## Work required
Hunt for the word "LaTeX" across the entries below, copying each line that holds it.

## Records provided

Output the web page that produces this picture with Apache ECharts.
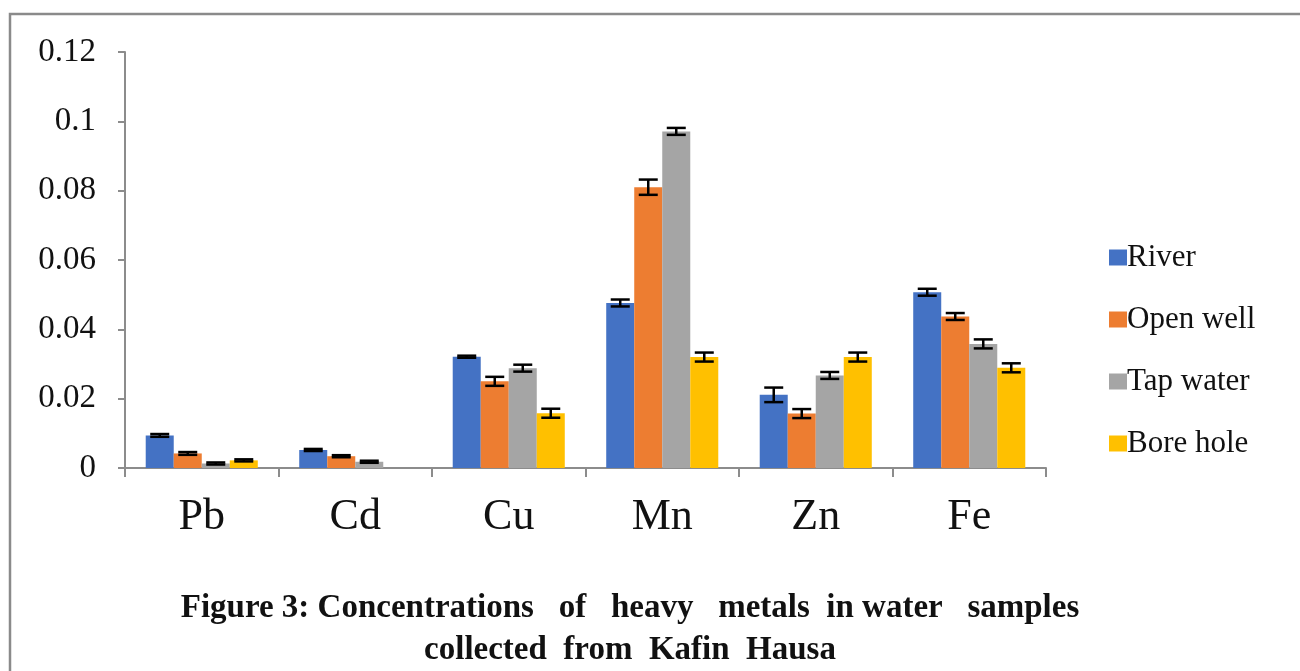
<!DOCTYPE html>
<html>
<head>
<meta charset="utf-8">
<script src="https://cdn.jsdelivr.net/npm/echarts@6/dist/echarts.min.js"></script>
<style>html,body{margin:0;padding:0;background:#fff;}#c{width:1300px;height:671px;}</style>
</head>
<body>
<div id="c"></div>
<script>
const categories = ['Pb', 'Cd', 'Cu', 'Mn', 'Zn', 'Fe'];
const seriesNames = ['River', 'Open well', 'Tap water', 'Bore hole'];
const river = [0.0094, 0.0052, 0.0321, 0.0476, 0.0211, 0.0507];
const openWell = [0.0042, 0.0034, 0.0250, 0.0810, 0.0157, 0.0437];
const tapWater = [0.0013, 0.0018, 0.0288, 0.0971, 0.0267, 0.0358];
const boreHole = [0.0022, 0, 0.0158, 0.0320, 0.0320, 0.0289];
const riverErr = [0.0004, 0.0003, 0.0003, 0.0010, 0.0021, 0.0010];
const openWellErr = [0.0004, 0.0003, 0.0013, 0.0022, 0.0013, 0.0010];
const tapWaterErr = [0.0003, 0.0003, 0.0010, 0.0010, 0.0010, 0.0013];
const boreHoleErr = [0.0003, 0, 0.0013, 0.0013, 0.0013, 0.0013];
const yTicks = ['0', '0.02', '0.04', '0.06', '0.08', '0.1', '0.12'];

const values = [river, openWell, tapWater, boreHole];
const errors = [riverErr, openWellErr, tapWaterErr, boreHoleErr];
const colors = ['#4472C4', '#ED7D31', '#A5A5A5', '#FFC000'];
const gap = 0.27;
const serif = '"Liberation Serif", "DejaVu Serif", serif';

const chart = echarts.init(document.getElementById('c'));
const series = [];
values.forEach((v, i) => {
  series.push({
    name: seriesNames[i], type: 'bar', data: v,
    barCategoryGap: (gap * 100) + '%', barGap: '0%',
    itemStyle: { color: colors[i] }, emphasis: { disabled: true }
  });
});
values.forEach((v, i) => {
  series.push({
    type: 'custom', silent: true, z: 10,
    data: v.map((val, j) => [j, val, errors[i][j]]),
    renderItem: function (params, api) {
      const err = api.value(2);
      if (!err) return null;
      const catW = api.size([1, 0])[0];
      const barW = catW * (1 - gap) / 4;
      const off = -catW * (1 - gap) / 2 + barW * (i + 0.5);
      const val = api.value(1);
      const top = api.coord([api.value(0), val + err]);
      const bot = api.coord([api.value(0), val - err]);
      const x = top[0] + off;
      const hw = 9.5;
      const st = { stroke: '#000', lineWidth: 2.5 };
      return {
        type: 'group', children: [
          { type: 'line', shape: { x1: x, y1: top[1], x2: x, y2: bot[1] }, style: st },
          { type: 'line', shape: { x1: x - hw, y1: top[1], x2: x + hw, y2: top[1] }, style: st },
          { type: 'line', shape: { x1: x - hw, y1: bot[1], x2: x + hw, y2: bot[1] }, style: st }
        ]
      };
    }
  });
});

chart.setOption({
  animation: false,
  backgroundColor: '#fff',
  grid: { left: 125, right: 254, top: 52, bottom: 203 },
  legend: {
    data: seriesNames.map((n, i) => ({ name: n, itemStyle: { color: colors[i] } })),
    orient: 'vertical', left: 1104, top: 237,
    itemWidth: 18, itemHeight: 16, itemGap: 31,
    icon: 'rect',
    textStyle: { fontFamily: serif, fontSize: 31, color: '#111', padding: [0, 0, 0, -5], lineHeight: 30 }
  },
  xAxis: {
    type: 'category', data: categories,
    axisLine: { lineStyle: { color: '#8c8c8c', width: 2 } },
    axisTick: { show: true, length: 9, lineStyle: { color: '#8c8c8c', width: 2 } },
    axisLabel: { fontFamily: serif, fontSize: 44, color: '#111', margin: 27 }
  },
  yAxis: {
    type: 'value', min: 0, max: 0.12, interval: 0.02,
    axisLine: { show: true, lineStyle: { color: '#8c8c8c', width: 2 } },
    axisTick: { show: true, length: 7, lineStyle: { color: '#8c8c8c', width: 2 } },
    splitLine: { show: false },
    axisLabel: {
      fontFamily: serif, fontSize: 33, color: '#111', margin: 29,
      formatter: function (v) { return yTicks[Math.round(v / 0.02)]; }
    }
  },
  graphic: [
    { type: 'rect', shape: { x: 10, y: 14, width: 1400, height: 800 }, style: { fill: null, stroke: '#8a8a8a', lineWidth: 2.5 }, silent: true },
    { type: 'text', x: 630, y: 592, style: { text: 'Figure 3: Concentrations   of   heavy   metals  in water   samples', align: 'center', fontFamily: serif, fontSize: 33, fontWeight: 'bold', fill: '#111' } },
    { type: 'text', x: 630, y: 634, style: { text: 'collected  from  Kafin  Hausa', align: 'center', fontFamily: serif, fontSize: 33, fontWeight: 'bold', fill: '#111' } }
  ],
  series: series
});
</script>
</body>
</html>
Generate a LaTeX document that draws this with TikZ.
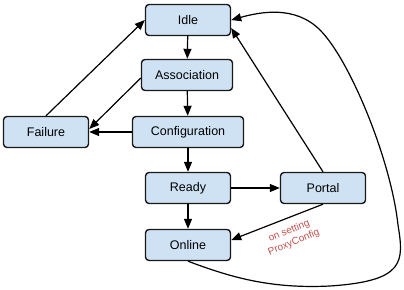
\documentclass[tikz,border=0pt]{standalone}
\usepackage{fontspec}
\setmainfont{Liberation Sans}
\usetikzlibrary{arrows.meta}
\definecolor{statec}{HTML}{CFE2F3}
\definecolor{notec}{HTML}{C0504D}

\begin{document}
\begin{tikzpicture}[x=1pt, y=-1pt, font=\fontsize{12.5}{14}\selectfont,
  state/.style={draw=black!90, line width=1.4pt, rounded corners=3.5pt, fill=statec, minimum height=31pt, inner sep=0pt},
  trans/.style={line width=1.2pt, -{Triangle[length=10pt, width=8pt]}}]
  \useasboundingbox (0,0) rectangle (404,289);
  % states
  \node[state, minimum width=85pt] (idle) at (188,20) {Idle};
  \node[state, minimum width=91pt] (assoc) at (187,75) {Association};
  \node[state, minimum width=111pt] (config) at (188,132) {Configuration};
  \node[state, minimum width=85pt] (failure) at (46,132) {Failure};
  \node[state, minimum width=85pt] (ready) at (188,188) {Ready};
  \node[state, minimum width=85pt] (portal) at (323,188) {Portal};
  \node[state, minimum width=85pt] (online) at (188,245) {Online};
  % main chain
  \draw[trans] (idle) -- (assoc);
  \draw[trans] (assoc) -- (config);
  \draw[trans] (config) -- (ready);
  \draw[trans] (ready) -- (online);
  \draw[trans] (ready) -- (portal);
  % failure paths
  \draw[trans] (config) -- (failure);
  \draw[trans] ([yshift=-3pt]assoc.west) -- ([yshift=3pt]failure.east);
  \draw[trans] (failure.north) -- (idle.west);
  % portal paths
  \draw[trans] (portal.north) -- ([yshift=-8pt]idle.east);
  \draw[trans] (portal.south) -- ([yshift=5pt]online.east)
        node[pos=0.42, rotate=22, yshift=-19pt, align=center, inner sep=0pt, text=notec, font=\fontsize{10}{12.5}\selectfont] {on setting\\ProxyConfig};
  % loop back from online
  \draw[trans] (online.south) .. controls (230,277) and (270,289) .. (330,286)
        .. controls (405,281) and (404,262) .. (398,225)
        .. controls (391,160) and (350,60) .. (320,30)
        .. controls (295,5) and (260,12) .. (idle.east);
\end{tikzpicture}
\end{document}
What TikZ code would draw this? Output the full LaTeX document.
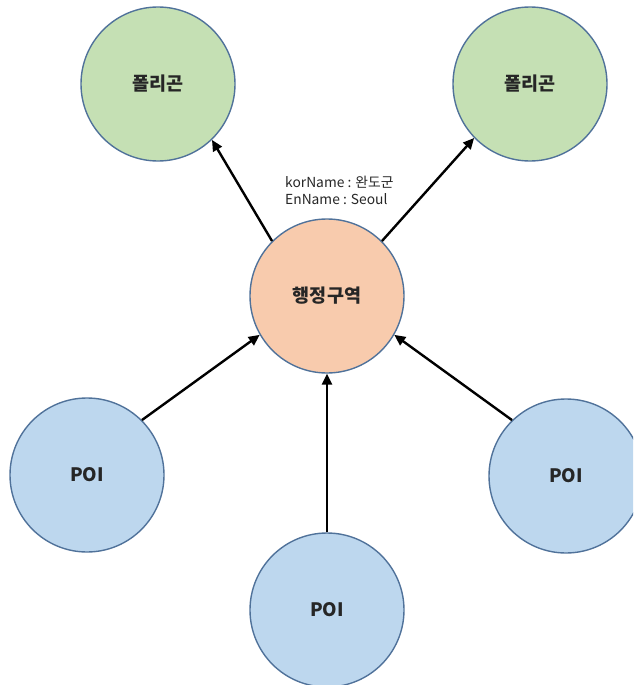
\documentclass[tikz,border=0pt]{standalone}
\usepackage{fontspec}
\setmainfont{Noto Sans CJK KR}
\usetikzlibrary{arrows.meta}
\definecolor{ringline}{HTML}{50729A}
\definecolor{greenfill}{HTML}{C5E0B4}
\definecolor{peachfill}{HTML}{F8CBAD}
\definecolor{bluefill}{HTML}{BDD7EE}
\tikzset{
  blob/.style={circle, draw=ringline, line width=1.4pt, minimum size=154pt, inner sep=0pt,
               font=\fontsize{18.5}{20}\selectfont\bfseries, text=black!85},
  polygon/.style={blob, fill=greenfill},
  region/.style={blob, fill=peachfill},
  poi/.style={blob, fill=bluefill},
  link/.style={line width=2.4pt, -{Triangle[length=11pt, width=10pt]}},
}
\begin{document}
\begin{tikzpicture}[x=1pt, y=-1pt]
  \useasboundingbox (0,0) rectangle (633,685);
  \clip (0,0) rectangle (633,685);

  % nodes
  \node[polygon] (polyL) at (158,84) {폴리곤};
  \node[polygon] (polyR) at (530,84) {폴리곤};
  \node[region]  (admin) at (327,296) {행정구역};
  \node[poi] (poiL) at (87,475) {POI};
  \node[poi] (poiR) at (566,476) {POI};
  \node[poi] (poiB) at (327,610) {POI};

  % attribute label
  \node[anchor=west, align=left, font=\fontsize{13.8}{17}\selectfont, text=black!85, inner sep=0pt]
    (attrs) at (285,190) {korName : 완도군\\EnName : Seoul};

  % connectors
  \draw[link] (admin.135) -- (polyL.-46);
  \draw[link] (admin.45) -- (polyR.224);
  \draw[link] (poiL.45) -- (admin.210);
  \draw[link] (poiR.134) -- (admin.330);
  \draw[link] (poiB.90) -- (admin.270);
\end{tikzpicture}
\end{document}
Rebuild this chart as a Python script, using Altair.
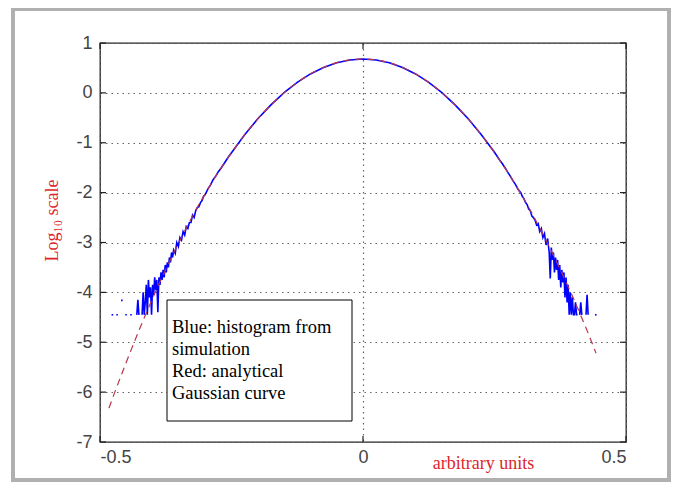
import altair as alt
import pandas as pd

# ---------------- data ----------------
# analytical Gaussian curve (log10 scale)
red_x = [-0.483, -0.475, -0.45, -0.425, -0.40, -0.375, -0.35, -0.325, -0.30, -0.275,
         -0.25, -0.225, -0.20, -0.175, -0.15, -0.125, -0.10, -0.075, -0.05, -0.025,
         0.0, 0.025, 0.05, 0.075, 0.10, 0.125, 0.15, 0.175, 0.20, 0.225,
         0.25, 0.275, 0.30, 0.325, 0.35, 0.375, 0.40, 0.425, 0.443]
red_y = [-6.32, -6.09, -5.40, -4.74, -4.12, -3.54, -3.00, -2.49, -2.02, -1.59,
         -1.20, -0.84, -0.52, -0.24, 0.005, 0.21, 0.38, 0.51, 0.605, 0.66,
         0.68, 0.66, 0.605, 0.51, 0.38, 0.21, 0.005, -0.24, -0.52, -0.84,
         -1.20, -1.59, -2.02, -2.49, -3.00, -3.54, -4.12, -4.74, -5.22]

# simulated histogram (log10 of counts); None = empty bin
blue_x = [-0.478, -0.475, -0.4735,
          -0.469, -0.466, -0.4645,
          -0.460, -0.457, -0.4555,
          -0.452, -0.449, -0.4475,
          -0.4425, -0.4395, -0.438,
          -0.430, -0.428, -0.426, -0.424,
          -0.420, -0.418, -0.416, -0.414, -0.412, -0.410, -0.408, -0.406, -0.404,
          -0.402, -0.400, -0.398, -0.396, -0.394, -0.392, -0.390, -0.388, -0.386,
          -0.384, -0.382, -0.380, -0.378, -0.376, -0.374, -0.372, -0.370, -0.368,
          -0.366, -0.364, -0.362, -0.360, -0.357, -0.354, -0.351, -0.348, -0.345,
          -0.342, -0.339, -0.336, -0.333, -0.330, -0.327, -0.324, -0.321, -0.318,
          -0.315, -0.312, -0.309, -0.306, -0.303, -0.300, -0.295, -0.290, -0.285,
          -0.280, -0.275, -0.270, -0.265, -0.260, -0.255, -0.250,
          -0.225, -0.200, -0.175, -0.150, -0.125, -0.100, -0.075, -0.050, -0.025,
          0.0, 0.025, 0.050, 0.075, 0.100, 0.125, 0.150, 0.175, 0.200, 0.225,
          0.250, 0.255, 0.260, 0.265, 0.270, 0.275, 0.280, 0.285, 0.290, 0.295,
          0.300, 0.303, 0.306, 0.309, 0.312, 0.315, 0.318, 0.321, 0.324, 0.327,
          0.330, 0.333, 0.336, 0.339, 0.342, 0.345, 0.348, 0.351, 0.354, 0.356,
          0.358, 0.360, 0.362, 0.364, 0.366, 0.368, 0.370, 0.372, 0.374, 0.376,
          0.378, 0.380, 0.382, 0.384, 0.386, 0.388, 0.390, 0.392, 0.394, 0.396,
          0.398, 0.400, 0.402, 0.404, 0.406, 0.408, 0.410,
          0.412, 0.414, 0.416, 0.418,
          0.424, 0.426, 0.428, 0.430,
          0.441, 0.444]
blue_y = [-4.45, -4.45, None,
          -4.45, -4.45, None,
          -4.16, -4.16, None,
          -4.45, -4.45, None,
          -4.45, -4.45, None,
          -4.45, -4.15, -4.45, None,
          -4.45, -4.00, -4.45, -4.20, -3.85, -4.45, -3.75, -4.10, -3.90,
          -4.45, -3.85, -4.05, -3.70, -3.95, -3.75, -4.40, -3.70, -3.85,
          -3.60, -3.75, -3.55, -3.70, -3.45, -3.60, -3.40, -3.50, -3.30,
          -3.40, -3.20, -3.30, -3.15, -3.22, -3.00, -3.08, -2.90, -2.95,
          -2.78, -2.85, -2.68, -2.72, -2.60, -2.60, -2.45, -2.50, -2.36,
          -2.30, -2.28, -2.20, -2.16, -2.07, -2.04, -1.93, -1.85, -1.74,
          -1.67, -1.58, -1.51, -1.43, -1.35, -1.27, -1.20,
          -0.84, -0.52, -0.24, 0.005, 0.21, 0.38, 0.51, 0.605, 0.66,
          0.68, 0.66, 0.605, 0.51, 0.38, 0.21, 0.005, -0.24, -0.52, -0.84,
          -1.19, -1.27, -1.35, -1.42, -1.50, -1.59, -1.67, -1.76, -1.84, -1.94,
          -2.00, -2.08, -2.12, -2.20, -2.24, -2.33, -2.36, -2.47, -2.50, -2.55,
          -2.65, -2.62, -2.78, -2.72, -2.90, -2.82, -3.05, -2.92, -3.20, -3.72,
          -3.10, -3.35, -3.20, -3.60, -3.30, -3.55, -3.35, -3.75, -3.45, -3.90,
          -3.55, -3.80, -3.60, -4.10, -3.70, -4.20, -3.85, -4.45, -4.00, -4.45,
          -4.10, -4.45, -4.45, -4.20, -4.45, -4.45, None,
          -4.45, -4.20, -4.45, None,
          -4.45, -4.05, -4.45, None,
          -4.45, -4.45]

x_ticks = [-0.5, 0.0, 0.5]
y_ticks = [-7, -6, -5, -4, -3, -2, -1, 0, 1]
legend_lines = ["Blue: histogram from", "simulation", "Red: analytical", "Gaussian curve"]
x_title = "arbitrary units"
y_title = "Log\u2081\u2080 scale"

# ---------------- build tables ----------------
seg, rows = 0, []
for xv, yv in zip(blue_x, blue_y):
    if yv is None:
        seg += 1
        continue
    rows.append({"x": xv, "y": yv, "seg": seg})
blue_df = pd.DataFrame(rows)
red_df = pd.DataFrame({"x": red_x, "y": red_y})
ytick_df = pd.DataFrame({"x": [0.0] * len(y_ticks), "y": y_ticks})
xtick_df = pd.DataFrame({"x": x_ticks, "y": [0.0] * len(x_ticks)})
legend_df = pd.DataFrame({"t": ["\n".join(legend_lines)]})

W, H = 526, 399
xs = alt.Scale(domain=[-0.5, 0.5], nice=False, zero=False)
ys = alt.Scale(domain=[-7, 1], nice=False, zero=False)

XAX = alt.Axis(values=x_ticks, grid=True, ticks=False, domain=False,
               labelExpr="datum.value == 0 ? '0' : '' + datum.value",
               titleX=383, titleY=21, titleAlign="center",
               titleBaseline="middle", titleFont="Liberation Serif",
               titleFontSize=18, titleFontWeight="normal", titleColor="#dd1f2b",
               labelPadding=6)
YAX = alt.Axis(values=y_ticks, grid=True, ticks=False, domain=False,
               labelExpr="'' + datum.value",
               titleX=-48, titleY=177, titleAlign="center",
               titleBaseline="middle", titleAngle=270,
               titleFont="Liberation Serif", titleFontSize=18,
               titleFontWeight="normal", titleColor="#dd1f2b",
               labelPadding=8)


def X():
    return alt.X("x:Q", scale=xs, axis=XAX, title=x_title)


def Y():
    return alt.Y("y:Q", scale=ys, axis=YAX, title=y_title)


frame = alt.Chart(pd.DataFrame({"k": [0]})).mark_rect(
    filled=False, stroke="#b0b0b0", strokeWidth=4
).encode(x=alt.value(-87), x2=alt.value(569), y=alt.value(-34), y2=alt.value(437))

ytl = alt.Chart(ytick_df).mark_rule(color="#222", strokeWidth=1.2).encode(
    y=Y(), x=alt.value(0), x2=alt.value(6))
ytr = alt.Chart(ytick_df).mark_rule(color="#222", strokeWidth=1.2).encode(
    y=Y(), x=alt.value(W - 6), x2=alt.value(W))
xtb = alt.Chart(xtick_df).mark_rule(color="#222", strokeWidth=1.2).encode(
    x=X(), y=alt.value(H - 6), y2=alt.value(H))
xtt = alt.Chart(xtick_df).mark_rule(color="#222", strokeWidth=1.2).encode(
    x=X(), y=alt.value(0), y2=alt.value(6))

blue = alt.Chart(blue_df).mark_line(color="#0000ff", strokeWidth=1.6).encode(
    x=X(), y=Y(), detail="seg:N", order="x:Q")

red = alt.Chart(red_df).mark_line(color="#b8364e", strokeWidth=1.2,
                                  strokeDash=[7, 5], interpolate="monotone").encode(
    x=X(), y=Y())

box = alt.Chart(pd.DataFrame({"k": [0]})).mark_rect(
    fill="white", stroke="black", strokeWidth=1).encode(
    x=alt.value(67), x2=alt.value(252), y=alt.value(257), y2=alt.value(378))

legend_text = alt.Chart(legend_df).mark_text(
    align="left", baseline="alphabetic", font="Liberation Serif", fontSize=18.5,
    lineBreak="\n", lineHeight=22, color="black").encode(
    text="t:N", x=alt.value(72), y=alt.value(290))

chart = alt.layer(blue, red, frame, ytl, ytr, xtb, xtt, box, legend_text).properties(
    width=W, height=H,
    autosize=alt.AutoSizeParams(type="none"),
    padding={"left": 92, "top": 35, "right": 46, "bottom": 41},
    background="white",
).configure_view(stroke="#222", strokeWidth=1.3).configure_axis(
    labelFont="Liberation Sans", labelFontSize=18, labelColor="#444",
    gridColor="#666", gridDash=[1.5, 4], gridWidth=1.2, gridOpacity=1,
)

chart.save("out.html", embed_options={"renderer": "svg", "actions": False})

## Written solution
Generate a LaTeX document that draws this with TikZ.
What TikZ code would draw this? Output the full LaTeX document.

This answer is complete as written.